The minimalist kitchen

Did I mention that, as well as being a minimalist, I am also a real foodie? I love good food and I really enjoy creating lovely dishes to share with others. This wasn’t always the case, though.

In the early days of cooking for myself, food was little more than fuel. My kitchen habits were more about speed, economy and efficiency than good nutrition.

I had experimented a little in the past, but it was the birth of my daughter in 2002 that provided the catalyst for a permanent change to my attitude to cooking and preparing food. With a toddler to wean, I was keen to ensure that the food I served offered maximum nutritional value whilst also being tasty. Annabel Karmel‘s books set me on the right track, followed by a hearty helping of Nigella, as I developed my culinary skills. I also had Delia on standby whenever I wanted to emulate the classic recipes of my youth.

Now, in my 40’s, the culinary zeitgeist has moved on and so have I. We live in an era of superfoods: chia seeds, goji berries and matcha powder abound. Thanks to Ella Mills of ‘Deliciously Ella’ fame and other food writers such as the Hemsley sisters and Amelia Freer, new ways of eating have become mainstream. I have to say, I’m all for it. However, it’s important to discover what works for you. What makes your heart sing when you serve up your favourite recipes? That might not be the same for everyone.

My own husband lost 3st (42 lbs) following the Paleo diet. With this approach, he’s in good company. Joshua Fields Millburn and Ryan Nicodemus (The Minimalists) also follow this simple way of eating whose core ingredients are:

– Meat and Fish
– Fruit and Vegetables
– Nuts and Seeds

Others such as Minimalist Baker are more in tune with the type of eating I enjoy. Dana Shultz’s simple approach to good food means that her recipes need just 10 ingredients or fewer. They’ll use just one bowl/pot or take half-an-hour or less to make. Yesterday, we enjoyed her Zucchini lasagne and it was very good indeed.

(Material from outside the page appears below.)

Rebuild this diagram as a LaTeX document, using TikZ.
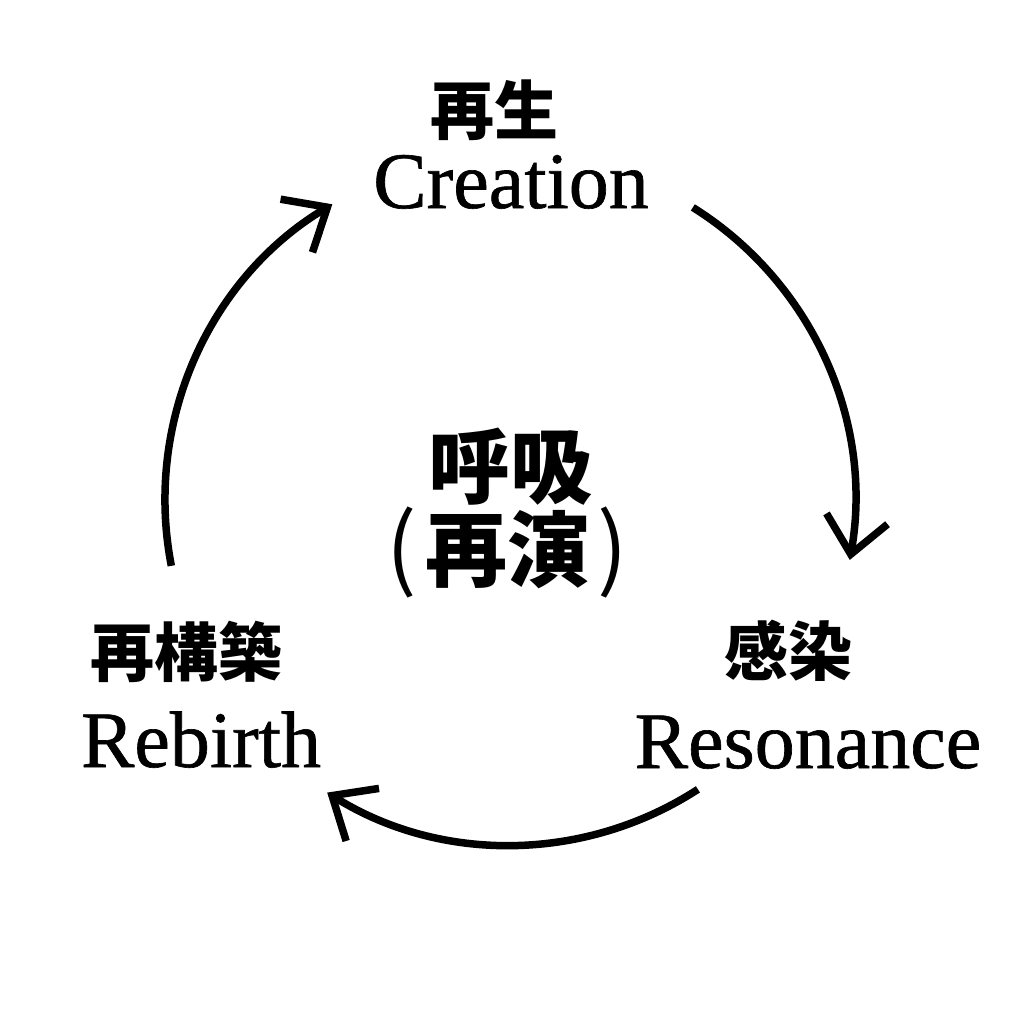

Jennifer from SimplyFiercely recently tweeted about her approach to eating well but simply. For me, the more I eat a plant-based diet, the better I feel. Angela Liddon’s ‘Oh She Glows’ cookbook has been an inspiration, but my current favourite comes from the creators of ‘The Happy Pear’. Authors Stephen and David Flynn offer a straightforward but memorable mantra: Eat More Veg. In adopting that approach to my own food choices, I know I’m eating better than ever.

So, this particular minimalist’s kitchen is now much more streamlined and my diet primarily plant-based, as I focus on ingredients that make me a part of The Happy Pear “food revolution.” Is it minimalist? Well, if you believe that minimalism is about promoting the things that add value to your life and reducing those that don’t, then I’d say the answer is definitely ‘yes’.

Eating more veg, claim the Flynns, can be “the tipping point to so many good other things.” Adopting a minimalist lifestyle, I would argue, can also be the tipping point to a life of “so many good other things.” So, it seems that the two are well-aligned.

Does your Minimalist aspirations or lifestyle extend to your food habits? How has minimalism changed what comes from your kitchen? I’d love to know!